▶ Exercise aim: Quote every line below exactly and skip any picture.

▶ Available data:
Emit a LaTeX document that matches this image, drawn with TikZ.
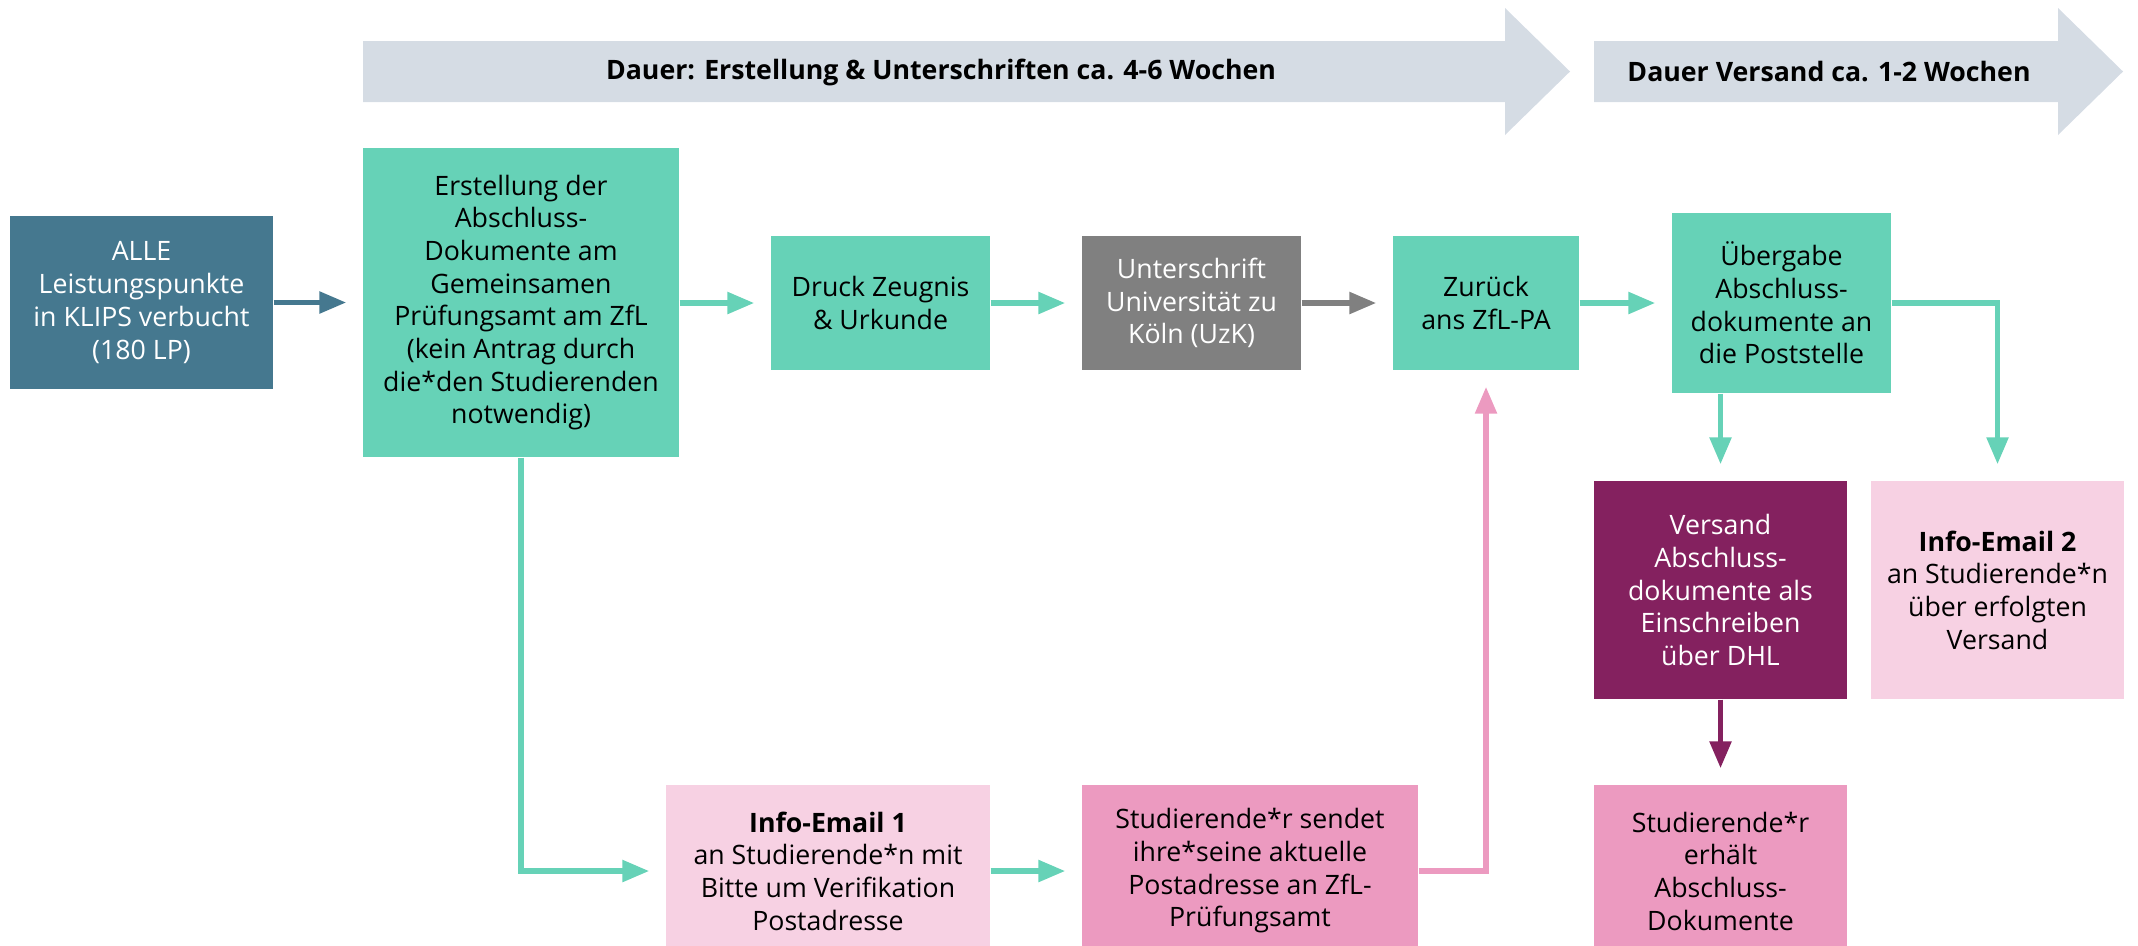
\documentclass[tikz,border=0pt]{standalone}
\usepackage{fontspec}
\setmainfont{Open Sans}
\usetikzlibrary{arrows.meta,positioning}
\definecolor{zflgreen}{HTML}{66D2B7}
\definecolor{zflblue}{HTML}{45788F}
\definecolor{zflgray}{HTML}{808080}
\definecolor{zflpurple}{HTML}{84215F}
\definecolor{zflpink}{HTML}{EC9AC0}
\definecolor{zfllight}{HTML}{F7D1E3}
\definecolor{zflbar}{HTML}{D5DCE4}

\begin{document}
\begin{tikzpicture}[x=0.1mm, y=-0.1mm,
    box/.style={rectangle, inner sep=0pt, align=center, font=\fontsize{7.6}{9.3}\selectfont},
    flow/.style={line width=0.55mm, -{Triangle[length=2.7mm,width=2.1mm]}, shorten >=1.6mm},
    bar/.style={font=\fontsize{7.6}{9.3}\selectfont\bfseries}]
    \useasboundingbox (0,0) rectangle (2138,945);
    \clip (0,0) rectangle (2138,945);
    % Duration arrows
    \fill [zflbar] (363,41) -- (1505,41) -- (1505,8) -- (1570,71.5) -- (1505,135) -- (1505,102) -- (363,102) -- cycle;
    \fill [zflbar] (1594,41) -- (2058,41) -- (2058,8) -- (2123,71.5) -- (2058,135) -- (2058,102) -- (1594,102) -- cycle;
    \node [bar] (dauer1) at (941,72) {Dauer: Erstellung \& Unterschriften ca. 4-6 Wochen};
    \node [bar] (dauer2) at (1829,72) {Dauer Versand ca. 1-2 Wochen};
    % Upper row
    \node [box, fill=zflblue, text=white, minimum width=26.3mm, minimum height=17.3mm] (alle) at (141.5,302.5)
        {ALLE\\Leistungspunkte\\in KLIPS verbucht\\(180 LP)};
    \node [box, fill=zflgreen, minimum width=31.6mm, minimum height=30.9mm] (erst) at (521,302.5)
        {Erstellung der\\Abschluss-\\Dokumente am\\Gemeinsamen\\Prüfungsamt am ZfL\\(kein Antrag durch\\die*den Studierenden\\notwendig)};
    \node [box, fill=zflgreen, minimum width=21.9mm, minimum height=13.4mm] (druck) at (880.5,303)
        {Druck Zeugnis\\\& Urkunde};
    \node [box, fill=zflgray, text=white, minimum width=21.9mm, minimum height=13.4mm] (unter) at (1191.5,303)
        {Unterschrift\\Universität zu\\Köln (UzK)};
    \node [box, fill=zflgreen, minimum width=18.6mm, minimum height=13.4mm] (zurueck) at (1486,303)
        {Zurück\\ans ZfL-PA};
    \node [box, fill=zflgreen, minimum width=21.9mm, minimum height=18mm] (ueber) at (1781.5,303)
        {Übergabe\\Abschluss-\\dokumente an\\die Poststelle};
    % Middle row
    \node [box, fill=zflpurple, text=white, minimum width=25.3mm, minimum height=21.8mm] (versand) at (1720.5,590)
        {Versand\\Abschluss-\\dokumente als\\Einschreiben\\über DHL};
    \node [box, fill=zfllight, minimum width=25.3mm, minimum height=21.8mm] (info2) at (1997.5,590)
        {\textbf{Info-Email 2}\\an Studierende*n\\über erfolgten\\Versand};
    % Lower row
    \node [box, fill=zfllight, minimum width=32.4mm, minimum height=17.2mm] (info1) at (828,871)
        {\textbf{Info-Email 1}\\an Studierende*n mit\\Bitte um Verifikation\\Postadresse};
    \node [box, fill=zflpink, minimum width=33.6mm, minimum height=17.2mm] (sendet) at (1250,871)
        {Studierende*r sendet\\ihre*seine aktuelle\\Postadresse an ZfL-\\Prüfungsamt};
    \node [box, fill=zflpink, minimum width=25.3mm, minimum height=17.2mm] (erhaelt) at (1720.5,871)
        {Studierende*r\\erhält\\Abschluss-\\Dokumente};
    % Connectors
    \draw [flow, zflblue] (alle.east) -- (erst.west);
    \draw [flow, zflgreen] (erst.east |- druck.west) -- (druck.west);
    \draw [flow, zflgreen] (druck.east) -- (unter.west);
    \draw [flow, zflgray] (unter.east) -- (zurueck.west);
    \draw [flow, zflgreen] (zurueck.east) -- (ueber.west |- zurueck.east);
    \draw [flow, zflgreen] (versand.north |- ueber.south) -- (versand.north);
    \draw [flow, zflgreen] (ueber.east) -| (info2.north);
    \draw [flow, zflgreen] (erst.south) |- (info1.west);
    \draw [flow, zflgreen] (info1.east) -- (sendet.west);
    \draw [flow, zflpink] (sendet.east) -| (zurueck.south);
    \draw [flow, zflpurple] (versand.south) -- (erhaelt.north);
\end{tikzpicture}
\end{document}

▶ Correct output:
Emit a LaTeX document that matches this image, drawn with TikZ.
\documentclass[tikz,border=0pt]{standalone}
\usepackage{fontspec}
\setmainfont{Open Sans}
\usetikzlibrary{arrows.meta,positioning}
\definecolor{zflgreen}{HTML}{66D2B7}
\definecolor{zflblue}{HTML}{45788F}
\definecolor{zflgray}{HTML}{808080}
\definecolor{zflpurple}{HTML}{84215F}
\definecolor{zflpink}{HTML}{EC9AC0}
\definecolor{zfllight}{HTML}{F7D1E3}
\definecolor{zflbar}{HTML}{D5DCE4}

\begin{document}
\begin{tikzpicture}[x=0.1mm, y=-0.1mm,
    box/.style={rectangle, inner sep=0pt, align=center, font=\fontsize{7.6}{9.3}\selectfont},
    flow/.style={line width=0.55mm, -{Triangle[length=2.7mm,width=2.1mm]}, shorten >=1.6mm},
    bar/.style={font=\fontsize{7.6}{9.3}\selectfont\bfseries}]
    \useasboundingbox (0,0) rectangle (2138,945);
    \clip (0,0) rectangle (2138,945);
    % Duration arrows
    \fill [zflbar] (363,41) -- (1505,41) -- (1505,8) -- (1570,71.5) -- (1505,135) -- (1505,102) -- (363,102) -- cycle;
    \fill [zflbar] (1594,41) -- (2058,41) -- (2058,8) -- (2123,71.5) -- (2058,135) -- (2058,102) -- (1594,102) -- cycle;
    \node [bar] (dauer1) at (941,72) {Dauer: Erstellung \& Unterschriften ca. 4-6 Wochen};
    \node [bar] (dauer2) at (1829,72) {Dauer Versand ca. 1-2 Wochen};
    % Upper row
    \node [box, fill=zflblue, text=white, minimum width=26.3mm, minimum height=17.3mm] (alle) at (141.5,302.5)
        {ALLE\\Leistungspunkte\\in KLIPS verbucht\\(180 LP)};
    \node [box, fill=zflgreen, minimum width=31.6mm, minimum height=30.9mm] (erst) at (521,302.5)
        {Erstellung der\\Abschluss-\\Dokumente am\\Gemeinsamen\\Prüfungsamt am ZfL\\(kein Antrag durch\\die*den Studierenden\\notwendig)};
    \node [box, fill=zflgreen, minimum width=21.9mm, minimum height=13.4mm] (druck) at (880.5,303)
        {Druck Zeugnis\\\& Urkunde};
    \node [box, fill=zflgray, text=white, minimum width=21.9mm, minimum height=13.4mm] (unter) at (1191.5,303)
        {Unterschrift\\Universität zu\\Köln (UzK)};
    \node [box, fill=zflgreen, minimum width=18.6mm, minimum height=13.4mm] (zurueck) at (1486,303)
        {Zurück\\ans ZfL-PA};
    \node [box, fill=zflgreen, minimum width=21.9mm, minimum height=18mm] (ueber) at (1781.5,303)
        {Übergabe\\Abschluss-\\dokumente an\\die Poststelle};
    % Middle row
    \node [box, fill=zflpurple, text=white, minimum width=25.3mm, minimum height=21.8mm] (versand) at (1720.5,590)
        {Versand\\Abschluss-\\dokumente als\\Einschreiben\\über DHL};
    \node [box, fill=zfllight, minimum width=25.3mm, minimum height=21.8mm] (info2) at (1997.5,590)
        {\textbf{Info-Email 2}\\an Studierende*n\\über erfolgten\\Versand};
    % Lower row
    \node [box, fill=zfllight, minimum width=32.4mm, minimum height=17.2mm] (info1) at (828,871)
        {\textbf{Info-Email 1}\\an Studierende*n mit\\Bitte um Verifikation\\Postadresse};
    \node [box, fill=zflpink, minimum width=33.6mm, minimum height=17.2mm] (sendet) at (1250,871)
        {Studierende*r sendet\\ihre*seine aktuelle\\Postadresse an ZfL-\\Prüfungsamt};
    \node [box, fill=zflpink, minimum width=25.3mm, minimum height=17.2mm] (erhaelt) at (1720.5,871)
        {Studierende*r\\erhält\\Abschluss-\\Dokumente};
    % Connectors
    \draw [flow, zflblue] (alle.east) -- (erst.west);
    \draw [flow, zflgreen] (erst.east |- druck.west) -- (druck.west);
    \draw [flow, zflgreen] (druck.east) -- (unter.west);
    \draw [flow, zflgray] (unter.east) -- (zurueck.west);
    \draw [flow, zflgreen] (zurueck.east) -- (ueber.west |- zurueck.east);
    \draw [flow, zflgreen] (versand.north |- ueber.south) -- (versand.north);
    \draw [flow, zflgreen] (ueber.east) -| (info2.north);
    \draw [flow, zflgreen] (erst.south) |- (info1.west);
    \draw [flow, zflgreen] (info1.east) -- (sendet.west);
    \draw [flow, zflpink] (sendet.east) -| (zurueck.south);
    \draw [flow, zflpurple] (versand.south) -- (erhaelt.north);
\end{tikzpicture}
\end{document}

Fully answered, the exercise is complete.